Pour aborder la question environnementale avec rigueur, il convient de commencer par comprendre les contrevérités sur lesquelles elle repose. En résumé:

  • L’humanité n’est capable que de consommer et de produire des déchets; si on la laisse se multiplier de façon incontrôlée, elle détruit nécessairement son écosystème, comme des algues qui causent l’eutrophisation de leur plan d’eau lorsqu’elles prolifèrent. Cette position nie la capacité productive de l’humanité, qui la distingue nettement des règnes animal et végétal.
  • Les ressources naturelles sur Terre sont comptées et insuffisantes, et constituent le principal déterminant de prospérité. C’est ignorer que c’est la transformation des ressources naturelles qui est source de prospérité, et donc l’ingéniosité humaine. Un pays comme la Suisse ne dispose d’aucune ressource naturelle et pourtant est un exportateur net, y compris avec la Chine.
  • La pollution et le gaspillage sont des conséquences naturelles de la liberté et de la croissance économiques, et donc du désir des Hommes d’accroître leur confort de vie. Cette croyance ignore l’incommensurable gaspillage causé par la planification économique centrale et la manipulation des taux d’intérêt qu’elle implique; ce sont les banques centrales, via le système de crédit bon marché qu’elles régissent, qui sont responsables de ce gaspillage; c’est la croissance exponentielle du crédit qui est en cause, pas la croissance de la prospérité.

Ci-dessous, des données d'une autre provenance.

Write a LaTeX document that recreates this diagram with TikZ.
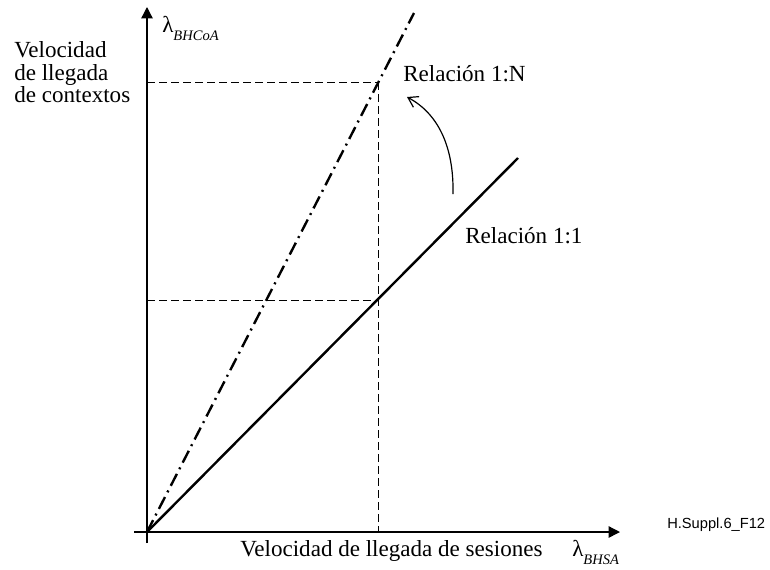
\documentclass[tikz,border=0pt]{standalone}
\usepackage{fontspec}
\setmainfont{Liberation Serif}
\newfontfamily\hsans{Liberation Sans}
\usetikzlibrary{arrows.meta}
\begin{document}
\begin{tikzpicture}[x=0.75pt,y=-0.75pt,
  axisline/.style={line width=1pt,-{Triangle[length=8.5pt,width=8.5pt]}},
  guide/.style={line width=0.7pt,dash pattern=on 6pt off 3pt},
  oneone/.style={line width=1.8pt},
  onen/.style={line width=1.8pt,dash pattern=on 10pt off 4pt on 1.5pt off 4pt},
  curvearrow/.style={line width=0.9pt,-{Straight Barb[length=7pt,width=9pt]}},
  lab/.style={inner sep=0pt,anchor=base west,font=\fontsize{17.3}{20}\selectfont},
  tag/.style={inner sep=0pt,anchor=base west,font=\hsans\fontsize{11}{13}\selectfont}]
\useasboundingbox (0,0) rectangle (770,569);
% coordinates
\coordinate (O) at (147,532);
\coordinate (ytop) at (147,7);
\coordinate (ybot) at (147,543);
\coordinate (xleft) at (134,532);
\coordinate (xright) at (620,532);
\coordinate (P1) at (378,82);
\coordinate (P2) at (378,300);
\coordinate (Y1) at (147,82);
\coordinate (Y2) at (147,300);
\coordinate (X1) at (378,532);
\coordinate (Ntop) at (414,13);
\coordinate (Send) at (518,158);
\coordinate (cA) at (453,194);
\coordinate (cB) at (407,97);
% axes
\draw[axisline] (ybot) -- (ytop);
\draw[axisline] (xleft) -- (xright);
% guides
\draw[guide] (Y1) -- (P1);
\draw[guide] (Y2) -- (P2);
\draw[guide] (P1) -- (X1);
% lines
\draw[oneone] (O) -- (Send);
\draw[onen] (O) -- (Ntop);
% curved arrow
\draw[curvearrow] (cA) .. controls (454,145) and (437,113) .. (cB);
% labels
\node[lab] (v1) at (14,57) {Velocidad};
\node[lab] (v2) at (14,80) {de llegada};
\node[lab] (v3) at (14,102) {de contextos};
\node[lab] (lamy) at (162,32) {λ\raisebox{-6pt}{\fontsize{10.9}{12}\selectfont\itshape BHCoA}};
\node[lab] (rN) at (403,81) {Relación 1:N};
\node[lab] (r1) at (465,243) {Relación 1:1};
\node[lab] (vx) at (240,556) {Velocidad de llegada de sesiones};
\node[lab] (lamx) at (572,556) {λ\raisebox{-6pt}{\fontsize{10.9}{12}\selectfont\itshape BHSA}};
\node[tag] (tg) at (667,528) {H.Suppl.6\_F12};
\end{tikzpicture}
\end{document}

  • En criminalisant les pailles en plastique et les ampoules à incandescence, on agit de façon déterminante en faveur de l’environnement. C’est ignorer que les premiers pollueurs, et de très loin, sont les États pléthoriques, leurs armées et leurs multinationales; au sommet du pouvoir, les secteurs public et privé convergent, et ce sont eux qui causent pollution, gaspillage, misère et mort; pas les libertés individuelles.
  • Un impôt mondial sur le CO2 est la solution par excellence pour sauver l’environnement. C’est ignorer que si une telle disposition devait être adoptée, chaque enfant naîtrait avec un important et inéluctable fardeau de dette, puisque le gaz carbonique est le sous-produit naturel de la vie animale. Cela ne contribuerait qu’à enrichir et renforcer encore davantage les États et les banques auxquelles ils sont inféodés, qui sont les principaux pollueurs.
  • L’action environnementale, on l’entreprend avant tout pour la Terre elle-même. C’est oublier que la Terre a 5 milliards d’années, qu’elle a un jour été couverte de magma, que son atmosphère a pendant longtemps été constituée de méthane, et qu’elle a déjà subi des cataclysmes dont la violence dépasse l’entendement. Si on agit en faveur de l’environnement, c’est pour protéger les écosystèmes dont l’humanité a besoin pour vivre et prospérer, pas pour la Terre à proprement parler; elle se préoccupe sans doute très peu de ce que les humains y font depuis un petit siècle.
  • Le «réchauffement climatique» est l’enjeu environnemental principal auquel l’humanité est confronté. C’est ignorer et oublier la pollution de surface, qui nous aura empoisonné bien avant que les flatulences de vache aient causé un nouveau déluge.

En conclusion, pour défendre l’environnement et sauver les écosystèmes, qui sont effectivement en danger, il convient tout d’abord de contredire les positions axiomatiques sur lesquelles l’orthodoxie repose. Avant cela, il est probable que les planificateurs auront un certain succès à requalifier l’énergie nucléaire.